*WHAT YOU WILL DO*
Word for word, quote all of the material, omitting the pictures.

*DATA SECTION*
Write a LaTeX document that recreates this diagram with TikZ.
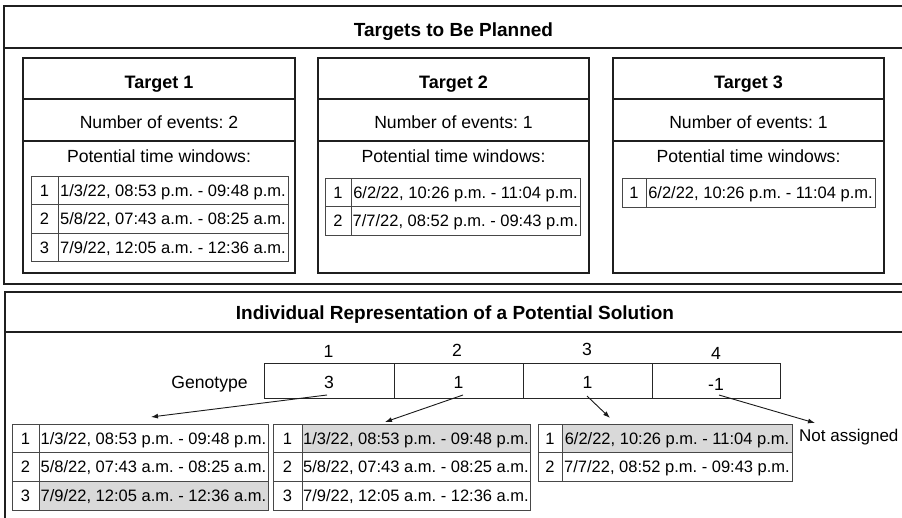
\documentclass[tikz,border=0pt]{standalone}
\usepackage{fontspec}
\setmainfont{Liberation Sans}
\usetikzlibrary{arrows.meta}

% one row of a time-window table: index cell followed by the date cell
% #1 name, #2 x, #3 top y, #4 index width, #5 text width, #6 height, #7 index, #8 text, #9 fill
\newcommand\mkwin[9]{%
  \node[cell, minimum width=#4pt, minimum height=#6pt] (#1i) at (#2,#3) {#7};
  \node[cell, minimum width=#5pt, minimum height=#6pt, fill=#9] (#1t) at (#1i.north east) {#8};
}

\begin{document}
\frenchspacing
\begin{tikzpicture}[x=1pt,y=-1pt,
  frame/.style={draw=black!88, line width=1.8pt, anchor=north west, inner sep=0pt, outer sep=0pt},
  tbox/.style={draw=black!88, line width=1.8pt, anchor=north west, inner sep=0pt, outer sep=0pt,
               minimum height=215pt},
  sepline/.style={draw=black!88, line width=1.6pt},
  cell/.style={draw=black!72, line width=0.9pt, anchor=north west, inner sep=0pt, outer sep=0pt,
               font=\fontsize{16.5}{19}\selectfont, text height=11.8pt, text depth=0pt},
  gcell/.style={draw=black!85, line width=1pt, anchor=north west, inner sep=0pt, outer sep=0pt,
               minimum height=35pt},
  title/.style={anchor=base, inner sep=0pt, font=\fontsize{19}{22}\selectfont\bfseries},
  ttitle/.style={anchor=base, inner sep=0pt, font=\fontsize{18}{21}\selectfont\bfseries},
  txt/.style={anchor=base, inner sep=0pt, font=\fontsize{17.6}{21}\selectfont},
  arr/.style={draw=black!90, line width=0.9pt, -{Latex[length=7pt,width=5pt]}}
]
\useasboundingbox (0,0) rectangle (902,517);
\clip (0,0) rectangle (902,517);
\fill[white] (0,0) rectangle (902,517);

% ---------- upper panel ----------
\node[frame, minimum width=910pt, minimum height=278pt] (top) at (4,6) {};
\draw[sepline] ([yshift=-42pt]top.north west) -- ([yshift=-42pt]top.north east);
\node[title] (toptitle) at (453.5,36) {Targets to Be Planned};

% target boxes with their three sections
\foreach \n/\x/\w in {1/23/272, 2/318/271, 3/613/271}{
  \node[tbox, minimum width=\w pt] (tb\n) at (\x,58) {};
  \draw[sepline] ([yshift=-41pt]tb\n.north west) -- ([yshift=-41pt]tb\n.north east);
  \draw[sepline] ([yshift=-83pt]tb\n.north west) -- ([yshift=-83pt]tb\n.north east);
}
\node[ttitle] (tt1) at (159,88) {Target 1};
\node[ttitle] (tt2) at (453.5,88) {Target 2};
\node[ttitle] (tt3) at (748.5,88) {Target 3};
\node[txt] (ne1) at (159,128) {Number of events: 2};
\node[txt] (ne2) at (453.5,128) {Number of events: 1};
\node[txt] (ne3) at (748.5,128) {Number of events: 1};
\node[txt] (pw1) at (159,162) {Potential time windows:};
\node[txt] (pw2) at (453.5,162) {Potential time windows:};
\node[txt] (pw3) at (748.5,162) {Potential time windows:};

% time-window tables of the targets
\mkwin{aa}{31}{176}{27}{230}{28.5}{1}{1/3/22, 08:53 p.m. - 09:48 p.m.}{white}
\mkwin{ab}{31}{204.5}{27}{230}{28.5}{2}{5/8/22, 07:43 a.m. - 08:25 a.m.}{white}
\mkwin{ac}{31}{233}{27}{230}{28.5}{3}{7/9/22, 12:05 a.m. - 12:36 a.m.}{white}
\mkwin{ba}{325}{178}{26}{229}{28.5}{1}{6/2/22, 10:26 p.m. - 11:04 p.m.}{white}
\mkwin{bb}{325}{206.5}{26}{229}{28.5}{2}{7/7/22, 08:52 p.m. - 09:43 p.m.}{white}
\mkwin{ca}{622}{178}{24}{229}{29}{1}{6/2/22, 10:26 p.m. - 11:04 p.m.}{white}

% ---------- lower panel ----------
\node[frame, minimum width=910pt, minimum height=240pt] (bot) at (5,292) {};
\draw[sepline] ([yshift=-40pt]bot.north west) -- ([yshift=-40pt]bot.north east);
\node[title] (bottitle) at (455,319) {Individual Representation of a Potential Solution};

% genotype
\node[txt] (glabel) at (209.5,388.5) {Genotype};
\node[gcell, minimum width=130pt] (g1) at (264,363) {};
\node[gcell, minimum width=129pt] (g2) at (g1.north east) {};
\node[gcell, minimum width=129pt] (g3) at (g2.north east) {};
\node[gcell, minimum width=128pt] (g4) at (g3.north east) {};
\node[txt] (i1) at (328.5,357) {1};
\node[txt] (i2) at (457,356.5) {2};
\node[txt] (i3) at (587,355.5) {3};
\node[txt] (i4) at (716,359) {4};
\node[txt] (v1) at (329,388.5) {3};
\node[txt] (v2) at (458.5,388.5) {1};
\node[txt] (v3) at (587.5,388.5) {1};
\node[txt] (v4) at (716,390.5) {-1};

% decoded time windows
\mkwin{da}{12}{424}{27}{229}{28.7}{1}{1/3/22, 08:53 p.m. - 09:48 p.m.}{white}
\mkwin{db}{12}{452.7}{27}{229}{28.7}{2}{5/8/22, 07:43 a.m. - 08:25 a.m.}{white}
\mkwin{dc}{12}{481.4}{27}{229}{28.7}{3}{7/9/22, 12:05 a.m. - 12:36 a.m.}{black!15}
\mkwin{ea}{273}{424}{29}{228}{28.7}{1}{1/3/22, 08:53 p.m. - 09:48 p.m.}{black!15}
\mkwin{eb}{273}{452.7}{29}{228}{28.7}{2}{5/8/22, 07:43 a.m. - 08:25 a.m.}{white}
\mkwin{ec}{273}{481.4}{29}{228}{28.7}{3}{7/9/22, 12:05 a.m. - 12:36 a.m.}{white}
\mkwin{fa}{538}{424}{24}{230}{28.7}{1}{6/2/22, 10:26 p.m. - 11:04 p.m.}{black!15}
\mkwin{fb}{538}{452.7}{24}{230}{28.7}{2}{7/7/22, 08:52 p.m. - 09:43 p.m.}{white}
\node[txt, anchor=base west, font=\fontsize{17}{20}\selectfont] (na) at (799,441) {Not assigned};

% arrows from genes to their selected windows
\coordinate (s1) at (327,395);
\coordinate (s2) at (463,395);
\coordinate (s3) at (587,396);
\coordinate (s4) at (719,395);
\coordinate (e1) at (151,417);
\coordinate (e2) at (385,422);
\coordinate (e3) at (610,418);
\coordinate (e4) at (815,423);
\draw[arr] (s1) -- (e1);
\draw[arr] (s2) -- (e2);
\draw[arr] (s3) -- (e3);
\draw[arr] (s4) -- (e4);
\end{tikzpicture}
\end{document}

*SOLUTION TO THE PROBLEM*
Write a LaTeX document that recreates this diagram with TikZ.
\documentclass[tikz,border=0pt]{standalone}
\usepackage{fontspec}
\setmainfont{Liberation Sans}
\usetikzlibrary{arrows.meta}

% one row of a time-window table: index cell followed by the date cell
% #1 name, #2 x, #3 top y, #4 index width, #5 text width, #6 height, #7 index, #8 text, #9 fill
\newcommand\mkwin[9]{%
  \node[cell, minimum width=#4pt, minimum height=#6pt] (#1i) at (#2,#3) {#7};
  \node[cell, minimum width=#5pt, minimum height=#6pt, fill=#9] (#1t) at (#1i.north east) {#8};
}

\begin{document}
\frenchspacing
\begin{tikzpicture}[x=1pt,y=-1pt,
  frame/.style={draw=black!88, line width=1.8pt, anchor=north west, inner sep=0pt, outer sep=0pt},
  tbox/.style={draw=black!88, line width=1.8pt, anchor=north west, inner sep=0pt, outer sep=0pt,
               minimum height=215pt},
  sepline/.style={draw=black!88, line width=1.6pt},
  cell/.style={draw=black!72, line width=0.9pt, anchor=north west, inner sep=0pt, outer sep=0pt,
               font=\fontsize{16.5}{19}\selectfont, text height=11.8pt, text depth=0pt},
  gcell/.style={draw=black!85, line width=1pt, anchor=north west, inner sep=0pt, outer sep=0pt,
               minimum height=35pt},
  title/.style={anchor=base, inner sep=0pt, font=\fontsize{19}{22}\selectfont\bfseries},
  ttitle/.style={anchor=base, inner sep=0pt, font=\fontsize{18}{21}\selectfont\bfseries},
  txt/.style={anchor=base, inner sep=0pt, font=\fontsize{17.6}{21}\selectfont},
  arr/.style={draw=black!90, line width=0.9pt, -{Latex[length=7pt,width=5pt]}}
]
\useasboundingbox (0,0) rectangle (902,517);
\clip (0,0) rectangle (902,517);
\fill[white] (0,0) rectangle (902,517);

% ---------- upper panel ----------
\node[frame, minimum width=910pt, minimum height=278pt] (top) at (4,6) {};
\draw[sepline] ([yshift=-42pt]top.north west) -- ([yshift=-42pt]top.north east);
\node[title] (toptitle) at (453.5,36) {Targets to Be Planned};

% target boxes with their three sections
\foreach \n/\x/\w in {1/23/272, 2/318/271, 3/613/271}{
  \node[tbox, minimum width=\w pt] (tb\n) at (\x,58) {};
  \draw[sepline] ([yshift=-41pt]tb\n.north west) -- ([yshift=-41pt]tb\n.north east);
  \draw[sepline] ([yshift=-83pt]tb\n.north west) -- ([yshift=-83pt]tb\n.north east);
}
\node[ttitle] (tt1) at (159,88) {Target 1};
\node[ttitle] (tt2) at (453.5,88) {Target 2};
\node[ttitle] (tt3) at (748.5,88) {Target 3};
\node[txt] (ne1) at (159,128) {Number of events: 2};
\node[txt] (ne2) at (453.5,128) {Number of events: 1};
\node[txt] (ne3) at (748.5,128) {Number of events: 1};
\node[txt] (pw1) at (159,162) {Potential time windows:};
\node[txt] (pw2) at (453.5,162) {Potential time windows:};
\node[txt] (pw3) at (748.5,162) {Potential time windows:};

% time-window tables of the targets
\mkwin{aa}{31}{176}{27}{230}{28.5}{1}{1/3/22, 08:53 p.m. - 09:48 p.m.}{white}
\mkwin{ab}{31}{204.5}{27}{230}{28.5}{2}{5/8/22, 07:43 a.m. - 08:25 a.m.}{white}
\mkwin{ac}{31}{233}{27}{230}{28.5}{3}{7/9/22, 12:05 a.m. - 12:36 a.m.}{white}
\mkwin{ba}{325}{178}{26}{229}{28.5}{1}{6/2/22, 10:26 p.m. - 11:04 p.m.}{white}
\mkwin{bb}{325}{206.5}{26}{229}{28.5}{2}{7/7/22, 08:52 p.m. - 09:43 p.m.}{white}
\mkwin{ca}{622}{178}{24}{229}{29}{1}{6/2/22, 10:26 p.m. - 11:04 p.m.}{white}

% ---------- lower panel ----------
\node[frame, minimum width=910pt, minimum height=240pt] (bot) at (5,292) {};
\draw[sepline] ([yshift=-40pt]bot.north west) -- ([yshift=-40pt]bot.north east);
\node[title] (bottitle) at (455,319) {Individual Representation of a Potential Solution};

% genotype
\node[txt] (glabel) at (209.5,388.5) {Genotype};
\node[gcell, minimum width=130pt] (g1) at (264,363) {};
\node[gcell, minimum width=129pt] (g2) at (g1.north east) {};
\node[gcell, minimum width=129pt] (g3) at (g2.north east) {};
\node[gcell, minimum width=128pt] (g4) at (g3.north east) {};
\node[txt] (i1) at (328.5,357) {1};
\node[txt] (i2) at (457,356.5) {2};
\node[txt] (i3) at (587,355.5) {3};
\node[txt] (i4) at (716,359) {4};
\node[txt] (v1) at (329,388.5) {3};
\node[txt] (v2) at (458.5,388.5) {1};
\node[txt] (v3) at (587.5,388.5) {1};
\node[txt] (v4) at (716,390.5) {-1};

% decoded time windows
\mkwin{da}{12}{424}{27}{229}{28.7}{1}{1/3/22, 08:53 p.m. - 09:48 p.m.}{white}
\mkwin{db}{12}{452.7}{27}{229}{28.7}{2}{5/8/22, 07:43 a.m. - 08:25 a.m.}{white}
\mkwin{dc}{12}{481.4}{27}{229}{28.7}{3}{7/9/22, 12:05 a.m. - 12:36 a.m.}{black!15}
\mkwin{ea}{273}{424}{29}{228}{28.7}{1}{1/3/22, 08:53 p.m. - 09:48 p.m.}{black!15}
\mkwin{eb}{273}{452.7}{29}{228}{28.7}{2}{5/8/22, 07:43 a.m. - 08:25 a.m.}{white}
\mkwin{ec}{273}{481.4}{29}{228}{28.7}{3}{7/9/22, 12:05 a.m. - 12:36 a.m.}{white}
\mkwin{fa}{538}{424}{24}{230}{28.7}{1}{6/2/22, 10:26 p.m. - 11:04 p.m.}{black!15}
\mkwin{fb}{538}{452.7}{24}{230}{28.7}{2}{7/7/22, 08:52 p.m. - 09:43 p.m.}{white}
\node[txt, anchor=base west, font=\fontsize{17}{20}\selectfont] (na) at (799,441) {Not assigned};

% arrows from genes to their selected windows
\coordinate (s1) at (327,395);
\coordinate (s2) at (463,395);
\coordinate (s3) at (587,396);
\coordinate (s4) at (719,395);
\coordinate (e1) at (151,417);
\coordinate (e2) at (385,422);
\coordinate (e3) at (610,418);
\coordinate (e4) at (815,423);
\draw[arr] (s1) -- (e1);
\draw[arr] (s2) -- (e2);
\draw[arr] (s3) -- (e3);
\draw[arr] (s4) -- (e4);
\end{tikzpicture}
\end{document}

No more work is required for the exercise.